El viento había alcanzado una fuerza huracanada de más de 110 kilómetros por hora, la mala visibilidad apenas permitía avistar de vez en cuando aquellas costas bajas que el radar no detectaba; el abatimiento era notable y nuestro único compás de gobierno, magnético, estaba enloquecido. Pero había que seguir adelante.
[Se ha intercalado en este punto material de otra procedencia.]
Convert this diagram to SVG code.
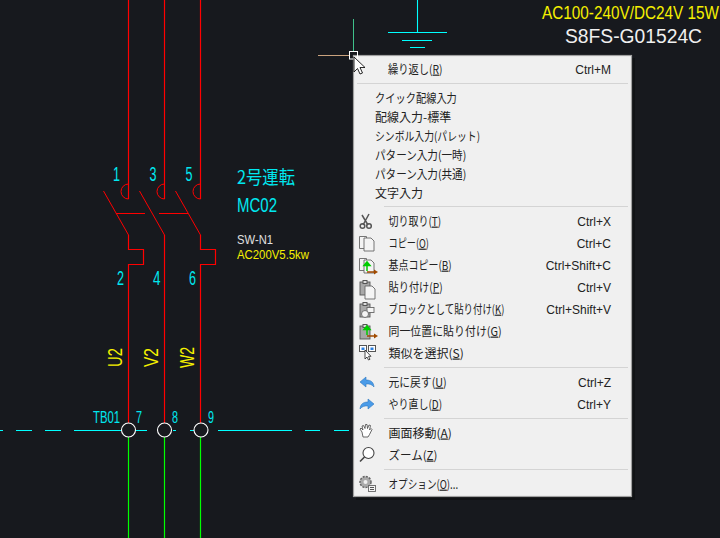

De pronto, cuando ya creíamos alcanzar la Primera Angostura, el buque, que apenas gobernaba, se atravesó y, metiendo la borda bajo el agua, quedó dormido sobre la banda de estribor sin reaccionar. Eran las 16 y 30 horas. Yo, que estaba de guardia, conseguí abrazarme a la bitácora y el timonel se mantuvo aferrado a su rueda. Sumido en las profundidades de lo que había sido la banda de estribor, y que ahora era el piso, el Comandante daba sus directivas mientras, colgado allá en las alturas de lo que fuera el mamparo de babor, el guardiamarina trataba de alcanzar la mesa de derrota para leer las características de la baliza a la que tratábamos de aproximarnos para fondear, cosa que conseguimos hacer logrando que el buque se adrizara. A las 19 y 30 horas, cuando hubo amainado algo, zarpamos, cruzamos la Angostura y continuamos avanzando, pero a medianoche el tiempo oscuro y lluvioso nos obligó a fondear nuevamente, cerca de puerto Sara, débil luz intermitente entre los chubascos.